## Begin
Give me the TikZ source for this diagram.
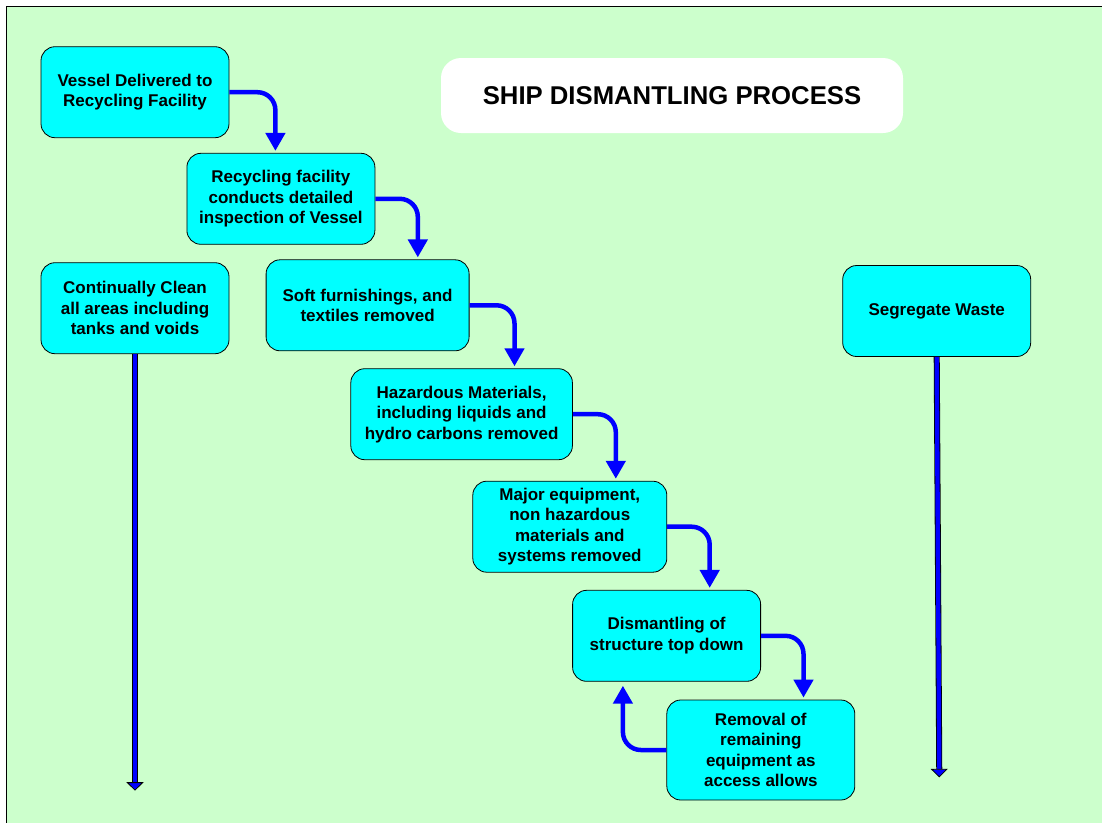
\documentclass[tikz,border=0pt]{standalone}
\usepackage{fontspec}
\setmainfont{Liberation Sans}
\usetikzlibrary{positioning, arrows.meta}
\definecolor{paleground}{HTML}{CCFFCC}
\definecolor{boxcyan}{HTML}{00FFFF}
\definecolor{flowblue}{HTML}{0000FF}

\begin{document}
\begin{tikzpicture}[x=1pt, y=-1pt, node distance = 106pt, auto]
% Define block styles
\tikzstyle{block} = [rectangle, draw, fill=boxcyan, line width=0.8pt,
    align=center, rounded corners=14pt, minimum width=188pt, minimum height=91pt,
    font=\bfseries\fontsize{17}{20.5}\selectfont, inner sep=2pt]
\tikzstyle{heading} = [rectangle, fill=white, rounded corners=20pt,
    minimum width=462pt, minimum height=75pt,
    font=\bfseries\fontsize{25.7}{30}\selectfont]
\tikzstyle{line} = [draw=flowblue, line width=4.5pt, rounded corners=18pt,
    -{Triangle[width=19pt, length=18pt]}, shorten >=2pt]
\tikzstyle{longline} = [draw=black, line width=0.8pt, double=flowblue, double distance=4.4pt,
    -{Triangle[width=17pt, length=8.5pt, fill=flowblue, line width=0.8pt]}]
    % Background
    \useasboundingbox (0,0) rectangle (1102,823);
    \fill [paleground] (6.7,6.7) rectangle (1102,823);
    \draw [line width=0.8pt] (1102,6.7) -- (6.7,6.7) -- (6.7,823);
    % Place nodes
    \node [heading] (title) at (672,95.5) {SHIP DISMANTLING PROCESS};
    \node [block] (vessel) at (135,92.2) {Vessel Delivered to\\Recycling Facility};
    \node [block, below of=vessel, xshift=145.9pt, node distance=106.6pt] (inspect)
        {Recycling facility\\conducts detailed\\inspection of Vessel};
    \node [block, below of=inspect, xshift=86.7pt, node distance=106.5pt, minimum width=203pt] (soft)
        {Soft furnishings, and\\textiles removed};
    \node [block, below of=soft, xshift=94pt, node distance=108.9pt, minimum width=221.6pt] (hazard)
        {Hazardous Materials,\\including liquids and\\hydro carbons removed};
    \node [block, below of=hazard, xshift=108.2pt, node distance=112.5pt, minimum width=194pt] (major)
        {Major equipment,\\non hazardous\\materials and\\systems removed};
    \node [block, below of=major, xshift=96.8pt, node distance=109.1pt] (dismantle)
        {Dismantling of\\structure top down};
    \node [block, below of=dismantle, xshift=94.2pt, node distance=114.2pt, minimum height=100pt] (removal)
        {Removal of\\remaining\\equipment as\\access allows};
    \node [block, below of=vessel, node distance=216pt] (clean)
        {Continually Clean\\all areas including\\tanks and voids};
    \node [block, right of=clean, node distance=801.7pt, yshift=-2.8pt] (segregate) {Segregate Waste};
    \coordinate (cleanend) at (135,790.7);
    \coordinate (segend) at (939.3,777.4);
    % Draw edges
    \path [line] (vessel.east) -| ([xshift=46pt]vessel.east |- inspect.north);
    \path [line] (inspect.east) -| ([xshift=42.5pt]inspect.east |- soft.north);
    \path [line] (soft.east) -| ([xshift=45pt]soft.east |- hazard.north);
    \path [line] (hazard.east) -| ([xshift=43pt]hazard.east |- major.north);
    \path [line] (major.east) -| ([xshift=42.5pt]major.east |- dismantle.north);
    \path [line] (dismantle.east) -| ([xshift=42.5pt]dismantle.east |- removal.north);
    \path [line, shorten >=4pt] (removal.west) -| ([xshift=-43.5pt]removal.west |- dismantle.south);
    \path [longline] (clean.south) -- (cleanend);
    \path [longline] (segregate.south) -- (segend);
\end{tikzpicture}
\end{document}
## End
### Your objective
Omit any images, then output the listing exactly.

### Result below
Give me the TikZ source for this diagram.
\documentclass[tikz,border=0pt]{standalone}
\usepackage{fontspec}
\setmainfont{Liberation Sans}
\usetikzlibrary{positioning, arrows.meta}
\definecolor{paleground}{HTML}{CCFFCC}
\definecolor{boxcyan}{HTML}{00FFFF}
\definecolor{flowblue}{HTML}{0000FF}

\begin{document}
\begin{tikzpicture}[x=1pt, y=-1pt, node distance = 106pt, auto]
% Define block styles
\tikzstyle{block} = [rectangle, draw, fill=boxcyan, line width=0.8pt,
    align=center, rounded corners=14pt, minimum width=188pt, minimum height=91pt,
    font=\bfseries\fontsize{17}{20.5}\selectfont, inner sep=2pt]
\tikzstyle{heading} = [rectangle, fill=white, rounded corners=20pt,
    minimum width=462pt, minimum height=75pt,
    font=\bfseries\fontsize{25.7}{30}\selectfont]
\tikzstyle{line} = [draw=flowblue, line width=4.5pt, rounded corners=18pt,
    -{Triangle[width=19pt, length=18pt]}, shorten >=2pt]
\tikzstyle{longline} = [draw=black, line width=0.8pt, double=flowblue, double distance=4.4pt,
    -{Triangle[width=17pt, length=8.5pt, fill=flowblue, line width=0.8pt]}]
    % Background
    \useasboundingbox (0,0) rectangle (1102,823);
    \fill [paleground] (6.7,6.7) rectangle (1102,823);
    \draw [line width=0.8pt] (1102,6.7) -- (6.7,6.7) -- (6.7,823);
    % Place nodes
    \node [heading] (title) at (672,95.5) {SHIP DISMANTLING PROCESS};
    \node [block] (vessel) at (135,92.2) {Vessel Delivered to\\Recycling Facility};
    \node [block, below of=vessel, xshift=145.9pt, node distance=106.6pt] (inspect)
        {Recycling facility\\conducts detailed\\inspection of Vessel};
    \node [block, below of=inspect, xshift=86.7pt, node distance=106.5pt, minimum width=203pt] (soft)
        {Soft furnishings, and\\textiles removed};
    \node [block, below of=soft, xshift=94pt, node distance=108.9pt, minimum width=221.6pt] (hazard)
        {Hazardous Materials,\\including liquids and\\hydro carbons removed};
    \node [block, below of=hazard, xshift=108.2pt, node distance=112.5pt, minimum width=194pt] (major)
        {Major equipment,\\non hazardous\\materials and\\systems removed};
    \node [block, below of=major, xshift=96.8pt, node distance=109.1pt] (dismantle)
        {Dismantling of\\structure top down};
    \node [block, below of=dismantle, xshift=94.2pt, node distance=114.2pt, minimum height=100pt] (removal)
        {Removal of\\remaining\\equipment as\\access allows};
    \node [block, below of=vessel, node distance=216pt] (clean)
        {Continually Clean\\all areas including\\tanks and voids};
    \node [block, right of=clean, node distance=801.7pt, yshift=-2.8pt] (segregate) {Segregate Waste};
    \coordinate (cleanend) at (135,790.7);
    \coordinate (segend) at (939.3,777.4);
    % Draw edges
    \path [line] (vessel.east) -| ([xshift=46pt]vessel.east |- inspect.north);
    \path [line] (inspect.east) -| ([xshift=42.5pt]inspect.east |- soft.north);
    \path [line] (soft.east) -| ([xshift=45pt]soft.east |- hazard.north);
    \path [line] (hazard.east) -| ([xshift=43pt]hazard.east |- major.north);
    \path [line] (major.east) -| ([xshift=42.5pt]major.east |- dismantle.north);
    \path [line] (dismantle.east) -| ([xshift=42.5pt]dismantle.east |- removal.north);
    \path [line, shorten >=4pt] (removal.west) -| ([xshift=-43.5pt]removal.west |- dismantle.south);
    \path [longline] (clean.south) -- (cleanend);
    \path [longline] (segregate.south) -- (segend);
\end{tikzpicture}
\end{document}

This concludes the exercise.